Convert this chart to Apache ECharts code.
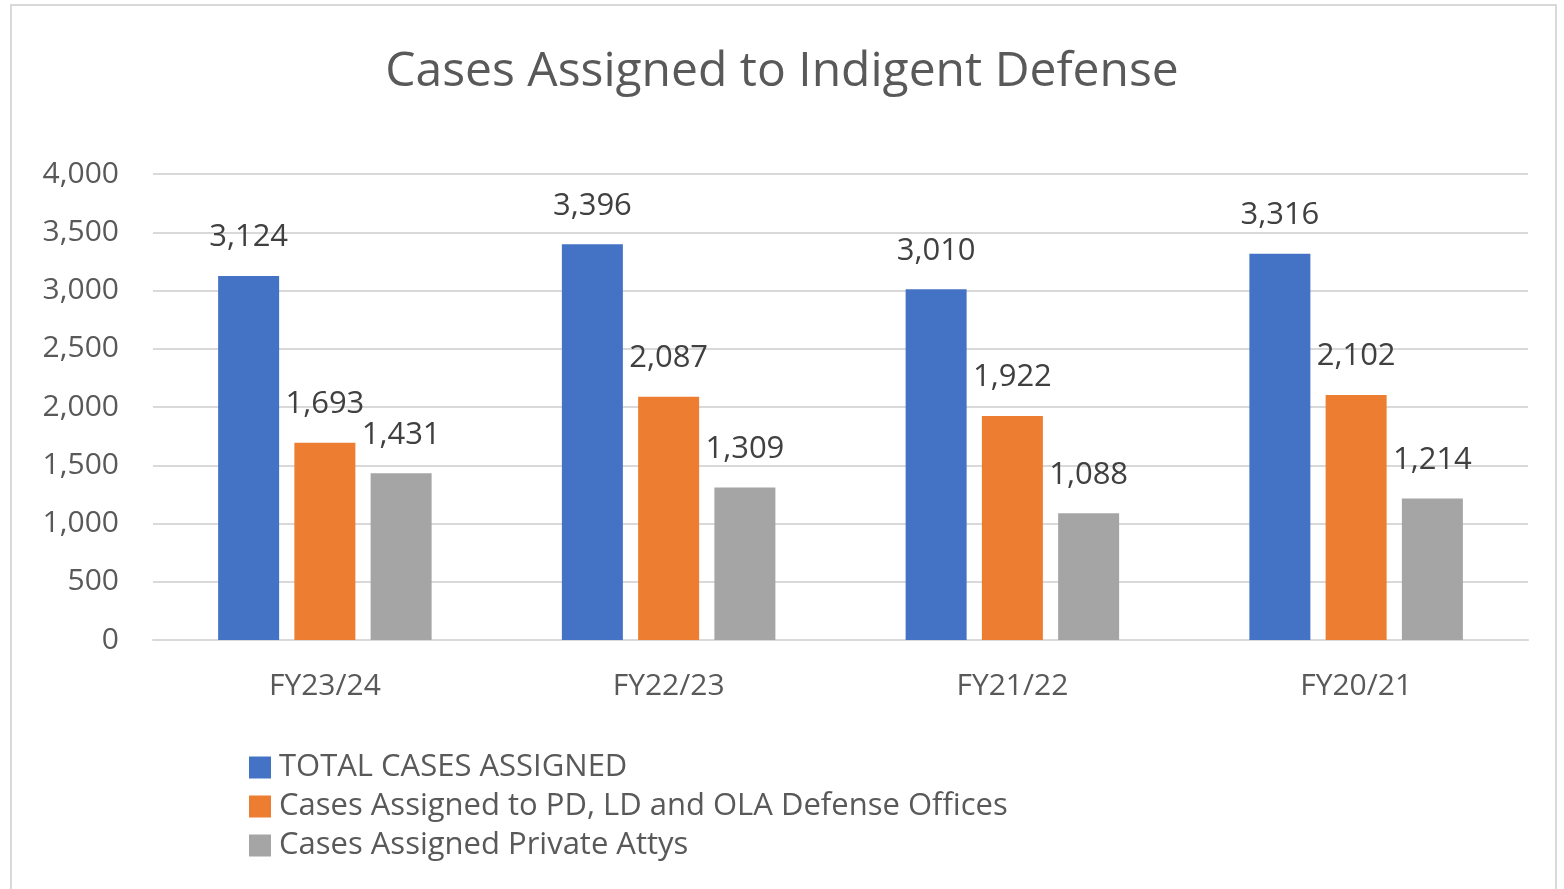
<!DOCTYPE html>
<html>
<head>
<meta charset="utf-8">
<script src="https://cdn.jsdelivr.net/npm/echarts@6/dist/echarts.min.js"></script>
<style>
html,body{margin:0;padding:0;background:#fff;}
#frame{position:absolute;left:10px;top:4px;width:1543px;height:900px;border:2px solid #d9d9d9;border-bottom:none;}
#chart{position:absolute;left:0;top:0;width:1564px;height:889px;}
</style>
</head>
<body>
<div id="frame"></div>
<div id="chart"></div>
<script>
const categories = ['FY23/24', 'FY22/23', 'FY21/22', 'FY20/21'];
const seriesNames = ['TOTAL CASES ASSIGNED', 'Cases Assigned to PD, LD and OLA Defense Offices', 'Cases Assigned Private Attys'];
const totalCases = [3124, 3396, 3010, 3316];
const officeCases = [1693, 2087, 1922, 2102];
const privateCases = [1431, 1309, 1088, 1214];
const colors = ['#4472C4', '#ED7D31', '#A5A5A5'];
const FONT = '"Open Sans", "Noto Sans", sans-serif';

const chart = echarts.init(document.getElementById('chart'), null, {renderer: 'canvas'});
const fmt = v => v.toLocaleString('en-US');
function mk(name, data, color) {
  return {
    name: name, type: 'bar', data: data, barWidth: 61, barGap: '25%',
    itemStyle: {color: color},
    label: {show: true, position: 'top', distance: 23, color: '#404040',
      fontFamily: FONT, fontSize: 31, formatter: p => fmt(p.value)}
  };
}
chart.setOption({
  animation: false,
  backgroundColor: 'transparent',
  title: {text: 'Cases Assigned to Indigent Defense', left: 'center', top: 43,
    textStyle: {fontFamily: FONT, fontSize: 48, fontWeight: 'normal', color: '#595959'}},
  legend: {orient: 'vertical', left: 249, top: 752, padding: 0, itemWidth: 22, itemHeight: 22, itemGap: 8,
    icon: 'rect', textStyle: {fontFamily: FONT, fontSize: 31, lineHeight: 31, color: '#595959', padding: [0,0,0,3]}},
  grid: {left: 153, right: 36, top: 174, bottom: 249, containLabel: false},
  xAxis: {type: 'category', data: categories,
    axisLine: {lineStyle: {color: '#d9d9d9', width: 2}}, axisTick: {show: false},
    axisLabel: {color: '#595959', fontFamily: FONT, fontSize: 30, margin: 31}},
  yAxis: {type: 'value', min: 0, max: 4000, interval: 500,
    axisLine: {show: false}, axisTick: {show: false},
    splitLine: {lineStyle: {color: '#d9d9d9', width: 2}},
    axisLabel: {color: '#595959', fontFamily: FONT, fontSize: 30, margin: 34, formatter: v => fmt(v)}},
  series: [mk(seriesNames[0], totalCases, colors[0]), mk(seriesNames[1], officeCases, colors[1]), mk(seriesNames[2], privateCases, colors[2])]
});
</script>
</body>
</html>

•••

Copy the listing exactly. Any image in it stays out of the copy.

Convert this chart to Apache ECharts code.
<!DOCTYPE html>
<html>
<head>
<meta charset="utf-8">
<script src="https://cdn.jsdelivr.net/npm/echarts@6/dist/echarts.min.js"></script>
<style>
html,body{margin:0;padding:0;background:#fff;}
#frame{position:absolute;left:10px;top:4px;width:1543px;height:900px;border:2px solid #d9d9d9;border-bottom:none;}
#chart{position:absolute;left:0;top:0;width:1564px;height:889px;}
</style>
</head>
<body>
<div id="frame"></div>
<div id="chart"></div>
<script>
const categories = ['FY23/24', 'FY22/23', 'FY21/22', 'FY20/21'];
const seriesNames = ['TOTAL CASES ASSIGNED', 'Cases Assigned to PD, LD and OLA Defense Offices', 'Cases Assigned Private Attys'];
const totalCases = [3124, 3396, 3010, 3316];
const officeCases = [1693, 2087, 1922, 2102];
const privateCases = [1431, 1309, 1088, 1214];
const colors = ['#4472C4', '#ED7D31', '#A5A5A5'];
const FONT = '"Open Sans", "Noto Sans", sans-serif';

const chart = echarts.init(document.getElementById('chart'), null, {renderer: 'canvas'});
const fmt = v => v.toLocaleString('en-US');
function mk(name, data, color) {
  return {
    name: name, type: 'bar', data: data, barWidth: 61, barGap: '25%',
    itemStyle: {color: color},
    label: {show: true, position: 'top', distance: 23, color: '#404040',
      fontFamily: FONT, fontSize: 31, formatter: p => fmt(p.value)}
  };
}
chart.setOption({
  animation: false,
  backgroundColor: 'transparent',
  title: {text: 'Cases Assigned to Indigent Defense', left: 'center', top: 43,
    textStyle: {fontFamily: FONT, fontSize: 48, fontWeight: 'normal', color: '#595959'}},
  legend: {orient: 'vertical', left: 249, top: 752, padding: 0, itemWidth: 22, itemHeight: 22, itemGap: 8,
    icon: 'rect', textStyle: {fontFamily: FONT, fontSize: 31, lineHeight: 31, color: '#595959', padding: [0,0,0,3]}},
  grid: {left: 153, right: 36, top: 174, bottom: 249, containLabel: false},
  xAxis: {type: 'category', data: categories,
    axisLine: {lineStyle: {color: '#d9d9d9', width: 2}}, axisTick: {show: false},
    axisLabel: {color: '#595959', fontFamily: FONT, fontSize: 30, margin: 31}},
  yAxis: {type: 'value', min: 0, max: 4000, interval: 500,
    axisLine: {show: false}, axisTick: {show: false},
    splitLine: {lineStyle: {color: '#d9d9d9', width: 2}},
    axisLabel: {color: '#595959', fontFamily: FONT, fontSize: 30, margin: 34, formatter: v => fmt(v)}},
  series: [mk(seriesNames[0], totalCases, colors[0]), mk(seriesNames[1], officeCases, colors[1]), mk(seriesNames[2], privateCases, colors[2])]
});
</script>
</body>
</html>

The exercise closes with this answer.